From: Ondrej Tomcik<mailto:ondrej.tom...@kistler.com>
Date: 2018-11-01 03:52
To: yitzc...@coapp.co.il<mailto:yitzc...@coapp.co.il>; 
iotivity-dev@lists.iotivity.org<mailto:iotivity-dev@lists.iotivity.org>
Subject: Re: [dev] Maintaining a connection from Coap devices to the iotivity 
cloud

________________________________________
From: iotivity-dev@lists.iotivity.org<mailto:iotivity-dev@lists.iotivity.org> 
[iotivity-dev@lists.iotivity.org] on behalf of 
yitzc...@coapp.co.il<mailto:yitzc...@coapp.co.il> [yitzc...@coapp.co.il]
Sent: 31 October 2018 19:16
To: iotivity-dev@lists.iotivity.org<mailto:iotivity-dev@lists.iotivity.org>
Subject: Re: [dev] Maintaining a connection from Coap devices to the iotivity 
cloud

On Wed, Oct 31, 2018 at 03:26 AM, Ondrej Tomcik wrote:
What do you need such an often keep alive exchange for?
If a connection breaks, the Coap device will no longer receive requests. 
Therefore I need it to try to reconnect as soon as this happens. The only 
existing mechanism I am aware of telling if the connection is broken is via the 
PING/PONG mechanism.

-> yes, thats what ping pong is for. In case the connection was not closed 
gracefuly, you are waiting for a tcp timeout. If you want to know if the device 
is online, thats the only way. But you have to consider your requirements, how 
accurate information about the device status has to be? Additionaly, you should 
introduce timeouts for your requests. So not only ping the device every 5 
seconds, what is actually a bad idea, but handle also request timeouts and flag 
the device as not reachable for example. Its your business logic, based on your 
requirements and SLAs.

What kind of load?
Not necessarily a specific load, but assuming an IOT cloud with thousands or 
more devices, I will expect the devices themselves to initiate the ping instead 
of the gateway, in order to take of some load from the gateway, but I guess 
this point is not clearcut.

What is the purpose of the ping pong? To provide an accurate information if the 
device is there ( and delay statistics for example, ... ). Who is interested if 
the device is there? Cloud user. Who owns information if the device is online? 
Cloud. Cloud is the one who owns and maintains this information. Cloud should 
be responsible to ping the device to check if it is online.
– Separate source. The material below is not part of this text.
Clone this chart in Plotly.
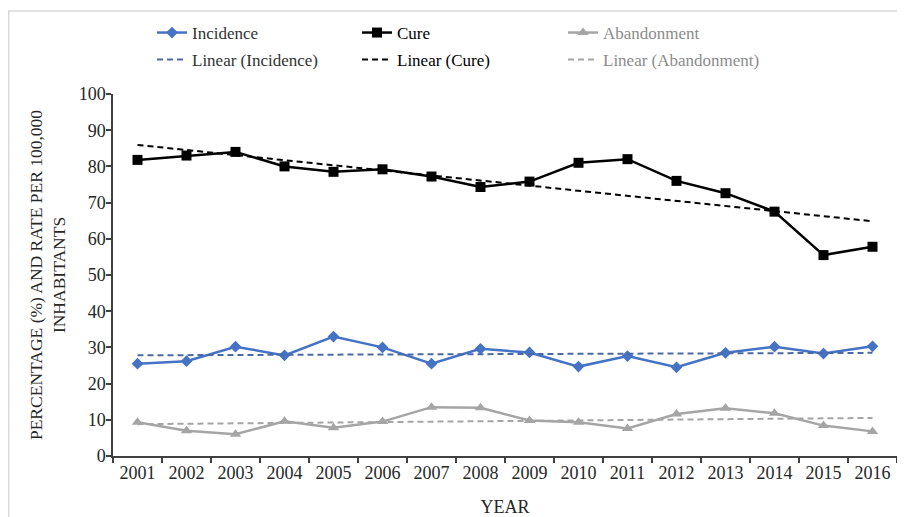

Device is not 
interested if cloud is there.
You may have ping configuration per device, for some specific SLA use cases, 
but its cloud who has to accurately provide this information.
[John] To keep the connection, do you mean the cloud should Ping the device 
rather than the other way around? Or either peer can send Ping message?